What you need to do
Keep to the lines from the line containing "What seaborn and" through the line containing "from matplotlib.patches import Rectangle": copy them exactly and leave every picture out.

[Records with drawing code]
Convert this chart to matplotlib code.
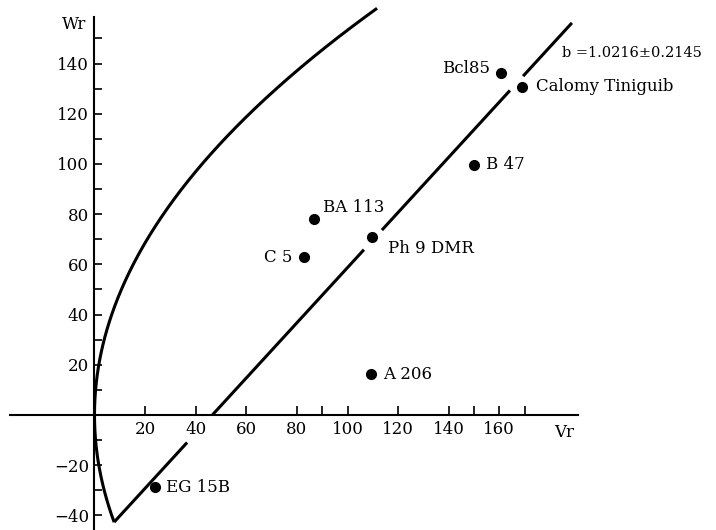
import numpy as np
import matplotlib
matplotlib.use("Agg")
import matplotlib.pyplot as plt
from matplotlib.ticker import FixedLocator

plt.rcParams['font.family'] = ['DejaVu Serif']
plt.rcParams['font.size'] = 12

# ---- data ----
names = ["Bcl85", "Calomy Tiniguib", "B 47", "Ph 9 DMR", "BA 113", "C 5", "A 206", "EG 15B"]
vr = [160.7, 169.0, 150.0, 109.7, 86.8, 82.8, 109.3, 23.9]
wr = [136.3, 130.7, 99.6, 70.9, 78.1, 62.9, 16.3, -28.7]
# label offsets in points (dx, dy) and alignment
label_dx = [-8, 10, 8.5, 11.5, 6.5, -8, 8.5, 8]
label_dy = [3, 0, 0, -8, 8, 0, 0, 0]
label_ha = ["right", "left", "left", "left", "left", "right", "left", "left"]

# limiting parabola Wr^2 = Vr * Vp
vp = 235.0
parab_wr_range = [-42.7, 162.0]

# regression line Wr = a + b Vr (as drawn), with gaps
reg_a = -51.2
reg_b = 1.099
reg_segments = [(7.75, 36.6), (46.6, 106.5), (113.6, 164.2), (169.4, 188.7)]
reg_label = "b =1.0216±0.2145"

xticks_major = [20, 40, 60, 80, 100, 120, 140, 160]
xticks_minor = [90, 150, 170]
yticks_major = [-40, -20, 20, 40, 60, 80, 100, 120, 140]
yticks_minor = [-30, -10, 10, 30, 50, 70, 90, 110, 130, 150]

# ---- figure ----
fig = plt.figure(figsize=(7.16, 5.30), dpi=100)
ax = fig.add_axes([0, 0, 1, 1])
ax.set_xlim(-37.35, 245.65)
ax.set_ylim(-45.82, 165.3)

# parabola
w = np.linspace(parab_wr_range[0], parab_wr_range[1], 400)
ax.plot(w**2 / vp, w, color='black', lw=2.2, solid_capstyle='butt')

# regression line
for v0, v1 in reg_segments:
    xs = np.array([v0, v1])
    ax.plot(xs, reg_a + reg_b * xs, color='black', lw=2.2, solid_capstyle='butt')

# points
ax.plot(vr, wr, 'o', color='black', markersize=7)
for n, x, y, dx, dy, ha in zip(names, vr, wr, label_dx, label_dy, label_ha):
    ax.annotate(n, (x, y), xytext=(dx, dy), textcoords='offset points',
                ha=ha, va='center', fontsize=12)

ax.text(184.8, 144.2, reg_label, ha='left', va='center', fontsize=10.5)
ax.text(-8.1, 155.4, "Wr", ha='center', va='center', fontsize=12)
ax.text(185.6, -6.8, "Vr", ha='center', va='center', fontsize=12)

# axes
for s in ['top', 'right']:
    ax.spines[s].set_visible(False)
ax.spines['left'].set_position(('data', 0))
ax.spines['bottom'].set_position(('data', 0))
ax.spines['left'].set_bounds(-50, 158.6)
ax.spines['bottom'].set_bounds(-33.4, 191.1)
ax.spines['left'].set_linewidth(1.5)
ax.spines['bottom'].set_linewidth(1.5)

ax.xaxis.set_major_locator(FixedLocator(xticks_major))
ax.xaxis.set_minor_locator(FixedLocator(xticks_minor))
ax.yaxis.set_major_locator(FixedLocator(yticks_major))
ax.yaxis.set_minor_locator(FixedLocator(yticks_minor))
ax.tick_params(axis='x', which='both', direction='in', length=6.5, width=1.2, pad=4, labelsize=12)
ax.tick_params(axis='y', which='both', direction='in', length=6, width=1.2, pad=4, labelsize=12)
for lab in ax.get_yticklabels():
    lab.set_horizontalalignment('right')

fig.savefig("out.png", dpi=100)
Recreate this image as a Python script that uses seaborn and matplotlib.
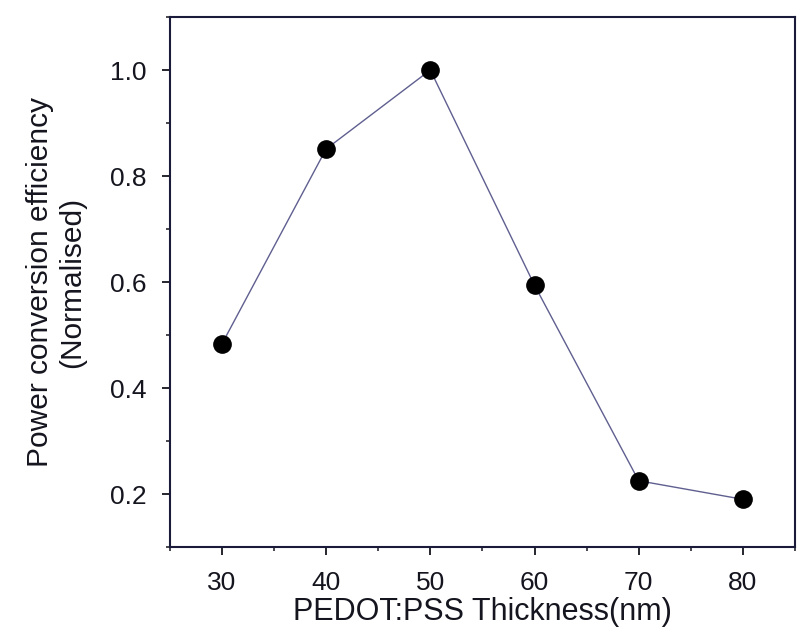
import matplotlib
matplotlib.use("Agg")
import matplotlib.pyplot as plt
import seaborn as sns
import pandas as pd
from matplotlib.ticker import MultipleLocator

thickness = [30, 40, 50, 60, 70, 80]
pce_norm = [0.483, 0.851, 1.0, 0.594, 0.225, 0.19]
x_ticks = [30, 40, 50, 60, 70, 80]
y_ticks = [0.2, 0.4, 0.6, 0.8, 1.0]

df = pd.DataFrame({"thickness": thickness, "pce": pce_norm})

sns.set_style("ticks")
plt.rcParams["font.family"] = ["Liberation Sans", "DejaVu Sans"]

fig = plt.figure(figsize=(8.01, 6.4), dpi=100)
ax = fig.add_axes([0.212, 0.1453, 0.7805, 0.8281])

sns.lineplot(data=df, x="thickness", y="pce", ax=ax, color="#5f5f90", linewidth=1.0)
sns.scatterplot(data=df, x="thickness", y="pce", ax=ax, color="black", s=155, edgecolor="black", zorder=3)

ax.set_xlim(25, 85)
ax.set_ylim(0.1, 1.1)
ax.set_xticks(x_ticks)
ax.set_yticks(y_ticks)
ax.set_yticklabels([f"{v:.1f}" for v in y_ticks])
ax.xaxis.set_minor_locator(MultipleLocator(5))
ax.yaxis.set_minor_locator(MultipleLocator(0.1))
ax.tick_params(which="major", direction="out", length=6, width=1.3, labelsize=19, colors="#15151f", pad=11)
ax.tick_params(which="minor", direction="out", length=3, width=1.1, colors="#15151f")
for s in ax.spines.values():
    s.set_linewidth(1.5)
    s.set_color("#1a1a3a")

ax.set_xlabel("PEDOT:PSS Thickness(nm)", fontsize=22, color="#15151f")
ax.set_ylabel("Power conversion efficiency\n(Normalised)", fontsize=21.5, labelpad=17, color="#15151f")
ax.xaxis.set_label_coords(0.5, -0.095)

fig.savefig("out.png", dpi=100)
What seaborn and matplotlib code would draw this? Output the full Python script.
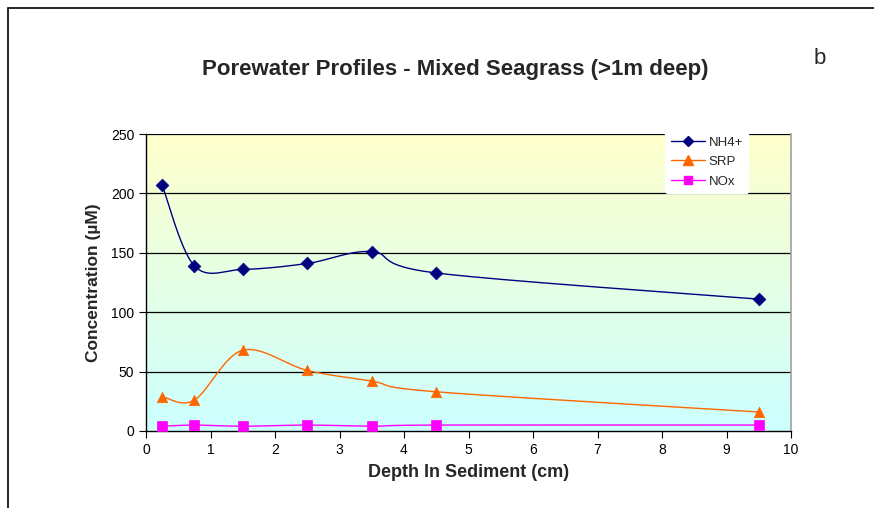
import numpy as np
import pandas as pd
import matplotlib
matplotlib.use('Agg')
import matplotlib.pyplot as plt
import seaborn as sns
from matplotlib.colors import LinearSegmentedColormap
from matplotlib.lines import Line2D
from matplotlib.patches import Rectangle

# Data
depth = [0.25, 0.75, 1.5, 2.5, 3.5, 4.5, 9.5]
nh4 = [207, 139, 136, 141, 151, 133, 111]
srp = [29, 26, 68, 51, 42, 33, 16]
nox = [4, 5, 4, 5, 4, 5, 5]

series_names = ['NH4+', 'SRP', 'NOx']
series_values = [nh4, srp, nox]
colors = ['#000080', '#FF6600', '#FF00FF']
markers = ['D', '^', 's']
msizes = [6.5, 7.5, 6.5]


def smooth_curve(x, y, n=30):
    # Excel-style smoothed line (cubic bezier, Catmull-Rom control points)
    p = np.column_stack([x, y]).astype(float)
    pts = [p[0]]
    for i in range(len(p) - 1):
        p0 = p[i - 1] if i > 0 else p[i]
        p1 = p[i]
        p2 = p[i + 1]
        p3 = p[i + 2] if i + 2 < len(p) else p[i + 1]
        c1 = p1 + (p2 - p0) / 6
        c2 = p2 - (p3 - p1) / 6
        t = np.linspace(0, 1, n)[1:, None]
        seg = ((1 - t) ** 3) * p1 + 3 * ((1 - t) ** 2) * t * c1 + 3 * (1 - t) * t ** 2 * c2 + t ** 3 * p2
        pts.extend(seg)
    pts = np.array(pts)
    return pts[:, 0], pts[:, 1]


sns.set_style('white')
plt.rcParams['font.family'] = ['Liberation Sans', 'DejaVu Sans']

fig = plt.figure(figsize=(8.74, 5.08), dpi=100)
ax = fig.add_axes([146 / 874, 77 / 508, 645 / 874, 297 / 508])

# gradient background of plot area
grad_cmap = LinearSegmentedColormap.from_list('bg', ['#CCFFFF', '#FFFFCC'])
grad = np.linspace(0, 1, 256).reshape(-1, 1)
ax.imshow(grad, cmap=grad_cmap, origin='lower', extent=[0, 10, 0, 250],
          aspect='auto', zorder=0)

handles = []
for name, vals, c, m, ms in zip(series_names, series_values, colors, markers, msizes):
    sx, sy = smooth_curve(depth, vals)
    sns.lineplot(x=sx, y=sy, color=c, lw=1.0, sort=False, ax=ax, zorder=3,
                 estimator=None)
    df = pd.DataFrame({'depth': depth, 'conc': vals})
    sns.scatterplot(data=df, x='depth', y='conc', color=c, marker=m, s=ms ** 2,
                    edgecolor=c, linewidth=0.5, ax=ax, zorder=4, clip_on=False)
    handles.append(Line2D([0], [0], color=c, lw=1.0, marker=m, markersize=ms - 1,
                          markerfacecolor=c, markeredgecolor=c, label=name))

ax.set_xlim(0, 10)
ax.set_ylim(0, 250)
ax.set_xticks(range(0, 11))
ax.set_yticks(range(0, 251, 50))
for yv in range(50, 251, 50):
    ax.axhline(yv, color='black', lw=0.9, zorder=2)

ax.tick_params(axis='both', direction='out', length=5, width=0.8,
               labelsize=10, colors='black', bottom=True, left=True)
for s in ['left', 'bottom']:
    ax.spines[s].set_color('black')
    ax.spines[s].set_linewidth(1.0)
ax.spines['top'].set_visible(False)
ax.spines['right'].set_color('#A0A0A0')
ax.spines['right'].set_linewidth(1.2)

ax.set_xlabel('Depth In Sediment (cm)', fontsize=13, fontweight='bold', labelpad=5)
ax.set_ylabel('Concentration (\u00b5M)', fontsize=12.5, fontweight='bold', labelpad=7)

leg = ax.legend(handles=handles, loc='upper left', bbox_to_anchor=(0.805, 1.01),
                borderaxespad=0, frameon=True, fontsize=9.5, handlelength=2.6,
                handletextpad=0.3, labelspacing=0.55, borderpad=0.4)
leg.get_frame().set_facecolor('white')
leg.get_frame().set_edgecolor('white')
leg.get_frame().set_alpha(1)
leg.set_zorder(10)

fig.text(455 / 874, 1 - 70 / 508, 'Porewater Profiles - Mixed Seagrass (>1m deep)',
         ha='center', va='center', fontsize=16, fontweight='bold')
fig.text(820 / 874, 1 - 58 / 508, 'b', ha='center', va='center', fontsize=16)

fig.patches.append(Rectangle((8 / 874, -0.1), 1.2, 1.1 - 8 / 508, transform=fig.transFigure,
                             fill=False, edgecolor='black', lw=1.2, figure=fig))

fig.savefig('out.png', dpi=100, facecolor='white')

Response to this exercise
What seaborn and matplotlib code would draw this? Output the full Python script.
import numpy as np
import pandas as pd
import matplotlib
matplotlib.use('Agg')
import matplotlib.pyplot as plt
import seaborn as sns
from matplotlib.colors import LinearSegmentedColormap
from matplotlib.lines import Line2D
from matplotlib.patches import Rectangle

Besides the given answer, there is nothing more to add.